◆ REQUEST:
Beneath this line sits some data. Return only its lines from the one holding "Convert this chart to Bokeh code." through the one holding "err = np.array(blanes_err)", inclusive, exactly, with the images removed.

(Records from a collection)
┌──
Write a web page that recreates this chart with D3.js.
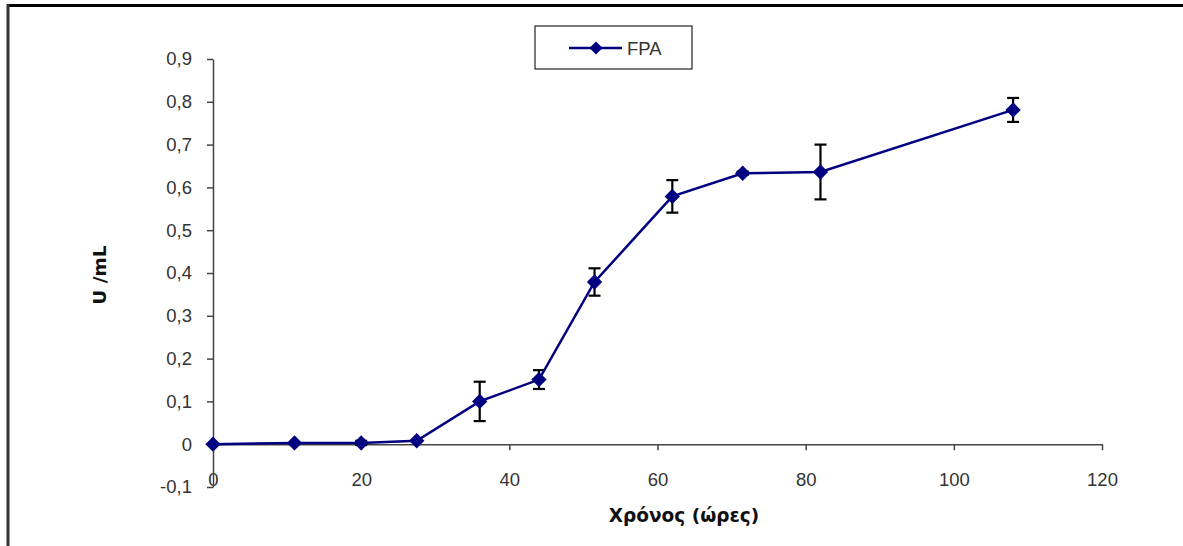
<!DOCTYPE html>
<html>
<head>
<meta charset="utf-8">
<script src="https://cdn.jsdelivr.net/npm/d3@7"></script>
<style>
  body { margin: 0; background: #fff; }
  svg { display: block; }
  .tick text { font-family: "Liberation Sans", Arial, sans-serif; font-size: 18.5px; fill: #333; }
</style>
</head>
<body>
<div id="chart"></div>
<script>
// time in hours, FPA activity (U/mL) and its error bars
const hours = [0, 11, 20, 27.5, 36, 44, 51.5, 62, 71.5, 82, 108];
const fpa = [0, 0.003, 0.003, 0.008, 0.1, 0.151, 0.379, 0.579, 0.633, 0.636, 0.781];
const fpaErr = [0, 0, 0.005, 0, 0.046, 0.022, 0.032, 0.038, 0.004, 0.064, 0.028];
const xTicks = [0, 20, 40, 60, 80, 100, 120];
const yTicks = [-0.1, 0, 0.1, 0.2, 0.3, 0.4, 0.5, 0.6, 0.7, 0.8, 0.9];
const seriesName = "FPA";

const W = 1183, H = 546;
const svg = d3.select("#chart").append("svg")
  .attr("width", W)
  .attr("height", H);

// frame of the pasted chart
svg.append("line").attr("x1", 7).attr("x2", W).attr("y1", 5.5).attr("y2", 5.5)
  .attr("stroke", "#000").attr("stroke-width", 3);
svg.append("line").attr("x1", 8).attr("x2", 8).attr("y1", 4).attr("y2", H)
  .attr("stroke", "#333").attr("stroke-width", 3);

const x = d3.scaleLinear().domain([0, 120]).range([213, 1102]);
const y = d3.scaleLinear().domain([-0.1, 0.9]).range([487, 59]);

// decimal comma, plain hyphen for negatives
const yFmt = d => (Math.abs(d) < 1e-9 ? "0" : d3.format(".1f")(d).replace(".", ",").replace("\u2212", "-"));

// y axis
const yAxis = svg.append("g")
  .attr("transform", `translate(${x(0)},0)`)
  .call(d3.axisLeft(y).tickValues(yTicks).tickFormat(yFmt).tickSize(6).tickSizeOuter(0).tickPadding(15));
yAxis.select(".domain").attr("stroke", "#444").attr("stroke-width", 1.5);
yAxis.selectAll(".tick line").attr("stroke", "#444").attr("stroke-width", 1.5);

// x axis sits on y = 0
const xAxis = svg.append("g")
  .attr("transform", `translate(0,${y(0)})`)
  .call(d3.axisBottom(x).tickValues(xTicks).tickFormat(d3.format("d")).tickSize(6).tickSizeOuter(0).tickPadding(23));
xAxis.select(".domain").attr("stroke", "#444").attr("stroke-width", 1.5);
xAxis.selectAll(".tick line").attr("stroke", "#444").attr("stroke-width", 1.5);

const pts = hours.map((h, i) => ({ h: h, v: fpa[i], e: fpaErr[i] }));

// error bars
const eb = svg.append("g").attr("stroke", "#000").attr("stroke-width", 2.2);
pts.filter(d => d.e > 0).forEach(d => {
  eb.append("line").attr("x1", x(d.h)).attr("x2", x(d.h)).attr("y1", y(d.v - d.e)).attr("y2", y(d.v + d.e));
  eb.append("line").attr("x1", x(d.h) - 6).attr("x2", x(d.h) + 6).attr("y1", y(d.v - d.e)).attr("y2", y(d.v - d.e));
  eb.append("line").attr("x1", x(d.h) - 6).attr("x2", x(d.h) + 6).attr("y1", y(d.v + d.e)).attr("y2", y(d.v + d.e));
});

// line
svg.append("path")
  .datum(pts)
  .attr("fill", "none")
  .attr("stroke", "#000080")
  .attr("stroke-width", 2.5)
  .attr("d", d3.line().x(d => x(d.h)).y(d => y(d.v)));

// diamond markers
const diamond = d3.symbol().type(d3.symbolDiamond2).size(150);
svg.selectAll(".mk")
  .data(pts)
  .enter()
  .append("path")
  .attr("class", "mk")
  .attr("d", diamond)
  .attr("transform", d => `translate(${x(d.h)},${y(d.v)})`)
  .attr("fill", "#000080");

// axis titles
svg.append("text")
  .attr("x", 684).attr("y", 522)
  .attr("text-anchor", "middle")
  .attr("font-family", "'DejaVu Sans', Verdana, sans-serif")
  .attr("font-weight", "bold")
  .attr("font-size", 18.5)
  .attr("fill", "#111")
  .text("Χρόνος (ώρες)");

svg.append("text")
  .attr("transform", "translate(106,275) rotate(-90)")
  .attr("text-anchor", "middle")
  .attr("font-family", "'DejaVu Sans', Verdana, sans-serif")
  .attr("font-weight", "bold")
  .attr("font-size", 18.5)
  .attr("fill", "#111")
  .text("U /mL");

// legend
const lg = svg.append("g");
lg.append("rect").attr("x", 535).attr("y", 26).attr("width", 157).attr("height", 43)
  .attr("fill", "#fff").attr("stroke", "#222").attr("stroke-width", 1.2);
lg.append("line").attr("x1", 569).attr("x2", 622).attr("y1", 48).attr("y2", 48)
  .attr("stroke", "#000080").attr("stroke-width", 2.5);
lg.append("path").attr("d", d3.symbol().type(d3.symbolDiamond2).size(110))
  .attr("transform", "translate(596,48)").attr("fill", "#000080");
lg.append("text").attr("x", 627).attr("y", 55)
  .attr("font-family", "'Liberation Sans', Arial, sans-serif")
  .attr("font-size", 18.5).attr("fill", "#333")
  .text(seriesName);
</script>
</body>
</html>
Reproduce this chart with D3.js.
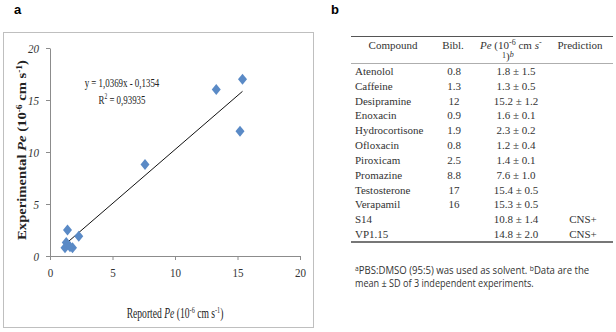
<!DOCTYPE html>
<html><head><meta charset="utf-8">
<script src="https://cdn.jsdelivr.net/npm/d3@7"></script>
<style>body{margin:0;background:#fff}svg{display:block}</style>
</head><body>
<svg id="c" width="616" height="332"></svg>
<script>
// ---- data ----
const reported = [1.3, 1.2, 1.8, 1.6, 2.3, 1.4, 7.6, 13.3, 15.4, 15.2];
const experimental = [1.3, 0.8, 0.8, 0.9, 1.9, 2.5, 8.8, 16.0, 17.0, 12.0];
const slope = 1.0369, intercept = -0.1354, r2 = "0,93935";
const tickValues = [0, 5, 10, 15, 20];

const compounds = ["Atenolol","Caffeine","Desipramine","Enoxacin","Hydrocortisone","Ofloxacin","Piroxicam","Promazine","Testosterone","Verapamil","S14","VP1.15"];
const bibl = ["0.8","1.3","12","0.9","1.9","0.8","2.5","8.8","17","16","",""];
const peMean = ["1.8","1.3","15.2","1.6","2.3","1.2","1.4","7.6","15.4","15.3","10.8","14.8"];
const peSD = ["1.5","0.5","1.2","0.1","0.2","0.4","0.1","1.0","0.5","0.5","1.4","2.0"];
const prediction = ["","","","","","","","","","","CNS+","CNS+"];

const svg = d3.select("#c");
svg.append("rect").attr("width",616).attr("height",332).attr("fill","#fff");

const sans = "'Liberation Sans', Arial, sans-serif";
const serif = "'Liberation Serif', 'Times New Roman', serif";

// squeeze a text horizontally to a target width (around its anchor)
function fit(sel, w, pre){
  const bw = sel.node().getBBox().width;
  const s = w / bw;
  if (pre) { sel.attr("transform", `${pre} scale(${s},1)`); }
  else {
    const ax = +sel.attr("x");
    sel.attr("transform", `translate(${ax},0) scale(${s},1) translate(${-ax},0)`);
  }
}

// panel labels
svg.append("text").attr("x",14).attr("y",14).attr("font-family",sans).attr("font-weight","bold").attr("font-size",13).text("a");
svg.append("text").attr("x",331).attr("y",14).attr("font-family",sans).attr("font-weight","bold").attr("font-size",13).text("b");

// ---- chart a ----
svg.append("rect").attr("x",3.5).attr("y",32.5).attr("width",310).attr("height",295)
  .attr("fill","none").attr("stroke","#bfbfbf");

const x = d3.scaleLinear().domain([0,20]).range([50,300]);
const y = d3.scaleLinear().domain([0,20]).range([256,48]);

const xAxis = svg.append("g").attr("transform","translate(0,256)")
  .call(d3.axisBottom(x).tickValues(tickValues).tickSize(4).tickSizeOuter(0).tickPadding(8));
const yAxis = svg.append("g").attr("transform","translate(50,0)")
  .call(d3.axisLeft(y).tickValues(tickValues).tickSize(4).tickSizeOuter(0).tickPadding(7));
[xAxis,yAxis].forEach(a=>{
  a.selectAll("path,line").attr("stroke","#8c8c8c");
  a.selectAll("text").attr("font-family",serif).attr("font-size",13).attr("fill","#333");
});
yAxis.selectAll("text").attr("font-style","italic");
xAxis.selectAll(".tick text").each(function(){ const t=d3.select(this); t.attr("x",0); fit(t, this.getBBox().width*0.85); });
yAxis.selectAll(".tick text").each(function(){ const t=d3.select(this); fit(t, this.getBBox().width*0.85); });

// trend line
const xr = d3.extent(reported);
svg.append("line")
  .attr("x1",x(xr[0])).attr("y1",y(slope*xr[0]+intercept))
  .attr("x2",x(xr[1])).attr("y2",y(slope*xr[1]+intercept))
  .attr("stroke","#111").attr("stroke-width",1);

// points
const pts = reported.map((d,i)=>[d,experimental[i]]);
svg.append("g").selectAll("path").data(pts).join("path")
  .attr("d",d=>{const cx=x(d[0]),cy=y(d[1]);return `M${cx},${cy-5.5}L${cx+4.5},${cy}L${cx},${cy+5.5}L${cx-4.5},${cy}Z`;})
  .attr("fill","#5a8ac6");

// equation
const eq = svg.append("text").attr("x",122).attr("y",87).attr("text-anchor","middle")
  .attr("font-family",serif).attr("font-size",13).attr("fill","#222")
  .text(`y = ${String(slope).replace(".",",")}x - ${String(-intercept).replace(".",",")}`);
fit(eq, 75);
const r2t = svg.append("text").attr("x",122).attr("y",104).attr("text-anchor","middle")
  .attr("font-family",serif).attr("font-size",13).attr("fill","#222");
r2t.append("tspan").text("R");
r2t.append("tspan").attr("dy",-5).attr("font-size",8).text("2");
r2t.append("tspan").attr("dy",5).text(" = " + r2);
fit(r2t, 47);

// x title
const xt = svg.append("text").attr("x",175).attr("y",318).attr("text-anchor","middle")
  .attr("font-family",serif).attr("font-size",14).attr("fill","#222");
xt.append("tspan").text("Reported ");
xt.append("tspan").attr("font-style","italic").text("Pe");
xt.append("tspan").text(" (10");
xt.append("tspan").attr("dy",-5).attr("font-size",9).text("-6");
xt.append("tspan").attr("dy",5).text(" cm s");
xt.append("tspan").attr("dy",-5).attr("font-size",9).text("-1");
xt.append("tspan").attr("dy",5).text(")");
fit(xt, 97);

// y title
const yt = svg.append("text").attr("x",0).attr("y",0).attr("text-anchor","middle")
  .attr("font-family",serif).attr("font-size",12.5).attr("font-weight","bold").attr("fill","#222");
yt.append("tspan").text("Experimental ");
yt.append("tspan").attr("font-style","italic").text("Pe");
yt.append("tspan").text(" (10");
yt.append("tspan").attr("dy",-4).attr("font-size",8).text("-6");
yt.append("tspan").attr("dy",4).text(" cm s");
yt.append("tspan").attr("dy",-4).attr("font-size",8).text("-1");
yt.append("tspan").attr("dy",4).text(")");
fit(yt, 180, "translate(26,150) rotate(-90)");

// ---- table b ----
const row = d3.scaleLinear().domain([0,11]).range([75,238]);
svg.append("line").attr("x1",351).attr("x2",613).attr("y1",36.5).attr("y2",36.5).attr("stroke","#555").attr("stroke-width",1);
svg.append("line").attr("x1",351).attr("x2",613).attr("y1",63.5).attr("y2",63.5).attr("stroke","#999").attr("stroke-width",0.8);
svg.append("line").attr("x1",351).attr("x2",613).attr("y1",242).attr("y2",242).attr("stroke","#777").attr("stroke-width",2);

const hd = svg.append("g").attr("font-family",serif).attr("font-size",11).attr("fill","#333");
hd.append("text").attr("x",393).attr("y",49).attr("text-anchor","middle").text("Compound");
hd.append("text").attr("x",453).attr("y",49).attr("text-anchor","middle").text("Bibl.");
const ph = hd.append("text").attr("x",480).attr("y",49);
ph.append("tspan").attr("font-style","italic").text("Pe");
ph.append("tspan").text(" (10");
ph.append("tspan").attr("dy",-4).attr("font-size",8).text("-6");
ph.append("tspan").attr("dy",4).text(" cm ");
ph.append("tspan").attr("font-style","italic").text("s");
ph.append("tspan").attr("dy",-4).attr("font-size",8).text("-");
const ph2 = hd.append("text").attr("x",502).attr("y",60);
ph2.append("tspan").attr("font-size",8).attr("dy",-2).text("1");
ph2.append("tspan").attr("dy",2).text(")");
ph2.append("tspan").attr("font-style","italic").attr("font-size",8).attr("dy",-3).text("b");
hd.append("text").attr("x",580).attr("y",49).attr("text-anchor","middle").text("Prediction");

const body = svg.append("g").attr("font-family",serif).attr("font-size",11).attr("fill","#333");
body.selectAll("text.c").data(compounds).join("text").attr("class","c").attr("x",355).attr("y",(d,i)=>row(i)).text(d=>d);
body.selectAll("text.b").data(bibl).join("text").attr("class","b").attr("x",454).attr("y",(d,i)=>row(i)).attr("text-anchor","middle").text(d=>d);
body.selectAll("text.p").data(peMean).join("text").attr("class","p").attr("x",516).attr("y",(d,i)=>row(i)).attr("text-anchor","middle").text((d,i)=>`${d} ± ${peSD[i]}`);
body.selectAll("text.r").data(prediction).join("text").attr("class","r").attr("x",583).attr("y",(d,i)=>row(i)).attr("text-anchor","middle").text(d=>d);

// footnote
const fn = svg.append("g").attr("font-family","'Open Sans', 'Liberation Sans', sans-serif").attr("font-size",10).attr("fill","#333");
const f1 = fn.append("text").attr("x",355).attr("y",274);
f1.append("tspan").attr("font-size",7).attr("dy",-3).text("a");
f1.append("tspan").attr("dy",3).text("PBS:DMSO (95:5) was used as solvent. ");
f1.append("tspan").attr("font-size",7).attr("dy",-3).text("b");
f1.append("tspan").attr("dy",3).text("Data are the");
fit(f1, 235);
const f2 = fn.append("text").attr("x",355).attr("y",287).text("mean ± SD of 3 independent experiments.");
fit(f2, 179);
</script>
</body></html>
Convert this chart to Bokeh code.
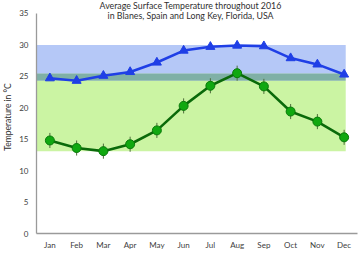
import numpy as np
from bokeh.plotting import figure
from bokeh.models import Range1d, FixedTicker, Label
from bokeh.embed import file_html
from bokeh.resources import INLINE

months = ["Jan", "Feb", "Mar", "Apr", "May", "Jun", "Jul", "Aug", "Sep", "Oct", "Nov", "Dec"]
long_key = [24.7, 24.3, 25.1, 25.7, 27.2, 29.1, 29.7, 29.9, 29.8, 27.9, 26.9, 25.3]
blanes = [14.8, 13.6, 13.1, 14.2, 16.4, 20.3, 23.5, 25.5, 23.4, 19.4, 17.8, 15.3]
blanes_err = [1.2, 1.2, 1.2, 1.2, 1.2, 1.2, 1.2, 1.2, 1.2, 1.2, 1.2, 1.2]
y_ticks = [0, 5, 10, 15, 20, 25, 30, 35]
title_lines = ["Average Surface Temperature throughout 2016",
               "in Blanes, Spain and Long Key, Florida, USA"]

FONT = "Lato"
x = np.arange(1, len(months) + 1)
lk = np.array(long_key)
bl = np.array(blanes)
err = np.array(blanes_err)

p = figure(width=358, height=266, output_backend="svg", toolbar_location=None,
           x_range=Range1d(0.5, 12.5), y_range=Range1d(0, 35 + 13 / 6.3),
           min_border_left=34, min_border_right=1, min_border_top=0, min_border_bottom=33)
p.outline_line_color = None
p.grid.visible = False
p.background_fill_color = "white"
p.border_fill_color = "white"

# range bands
bx0, bx1 = 0.5, 12.06
lk_min, lk_max = lk.min(), lk.max()
bl_min, bl_max = bl.min(), bl.max()
p.quad(left=bx0, right=bx1, bottom=bl_min, top=lk_min, fill_color="#cbf4a3", line_color=None)
p.quad(left=bx0, right=bx1, bottom=lk_min, top=bl_max, fill_color="#7fb0a6", line_color=None)
p.quad(left=bx0, right=bx1, bottom=bl_max, top=30.0, fill_color="#b5c8f7", line_color=None)

# Long Key (blue)
p.line(x, lk, line_color="#1f3fe6", line_width=2.6)
p.scatter(x, lk, marker="triangle", size=9, fill_color="#1f3fe6", line_color="#1f3fe6")

# Blanes (green)
p.segment(x0=x, y0=bl - err, x1=x, y1=bl + err, line_color="#4d6b3a", line_width=1)
p.line(x, bl, line_color="#0a6a0a", line_width=2.6)
p.scatter(x, bl, marker="circle", size=9, fill_color="#10a810", line_color="#0a7a0a", line_width=1)

# axes
p.xaxis.ticker = FixedTicker(ticks=list(x))
p.xaxis.major_label_overrides = {int(i): m for i, m in zip(x, months)}
p.yaxis.ticker = FixedTicker(ticks=y_ticks)
p.yaxis.bounds = (0, 35)
for ax in (p.xaxis, p.yaxis):
    ax.major_tick_line_color = None
    ax.minor_tick_line_color = None
    ax.major_tick_out = 0
    ax.major_tick_in = 0
    ax.axis_line_color = "#9a9a9a"
    ax.axis_line_width = 1.3
    ax.major_label_text_font = FONT
    ax.major_label_text_font_size = "8px"
    ax.major_label_text_color = "#404040"
p.xaxis.major_label_standoff = 6
p.yaxis.major_label_standoff = 8
p.yaxis.axis_label = "Temperature in °C"
p.yaxis.axis_label_text_font = FONT
p.yaxis.axis_label_text_font_size = "8.5px"
p.yaxis.axis_label_text_font_style = "normal"
p.yaxis.axis_label_text_color = "#303030"
p.yaxis.axis_label_standoff = 3

# titles as labels
ppu = 6.3
def ypix(py):
    return (233.5 - py) / ppu

def xpix(px):
    return 0.5 + (px - 34) / (323 / 12)

p.add_layout(Label(x=xpix(189), y=ypix(5.5), text=title_lines[0], text_align="center",
                   text_baseline="middle", text_font=FONT, text_font_size="8.8px",
                   text_color="#303030"))
p.add_layout(Label(x=xpix(189), y=ypix(15.5), text=title_lines[1], text_align="center",
                   text_baseline="middle", text_font=FONT, text_font_size="8.8px",
                   text_color="#303030"))
p.add_layout(Label(x=xpix(185), y=ypix(259.5), text="Month (2016)", text_align="center",
                   text_baseline="middle", text_font=FONT, text_font_size="8.8px",
                   text_color="#303030"))

open("out.html", "w").write(file_html(p, INLINE))
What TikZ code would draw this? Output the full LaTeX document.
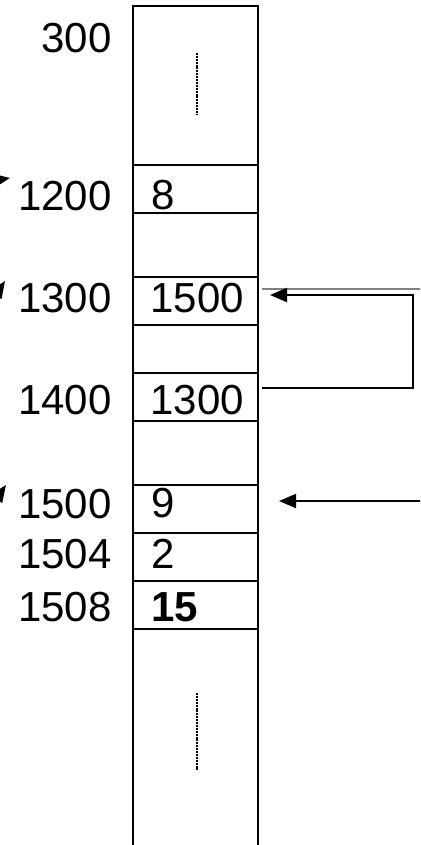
└──
◆ WRITTEN SOLUTION:
Convert this chart to Bokeh code.
import numpy as np
from bokeh.plotting import figure
from bokeh.models import Range1d, FixedTicker, Label
from bokeh.embed import file_html
from bokeh.resources import INLINE

months = ["Jan", "Feb", "Mar", "Apr", "May", "Jun", "Jul", "Aug", "Sep", "Oct", "Nov", "Dec"]
long_key = [24.7, 24.3, 25.1, 25.7, 27.2, 29.1, 29.7, 29.9, 29.8, 27.9, 26.9, 25.3]
blanes = [14.8, 13.6, 13.1, 14.2, 16.4, 20.3, 23.5, 25.5, 23.4, 19.4, 17.8, 15.3]
blanes_err = [1.2, 1.2, 1.2, 1.2, 1.2, 1.2, 1.2, 1.2, 1.2, 1.2, 1.2, 1.2]
y_ticks = [0, 5, 10, 15, 20, 25, 30, 35]
title_lines = ["Average Surface Temperature throughout 2016",
               "in Blanes, Spain and Long Key, Florida, USA"]

FONT = "Lato"
x = np.arange(1, len(months) + 1)
lk = np.array(long_key)
bl = np.array(blanes)
err = np.array(blanes_err)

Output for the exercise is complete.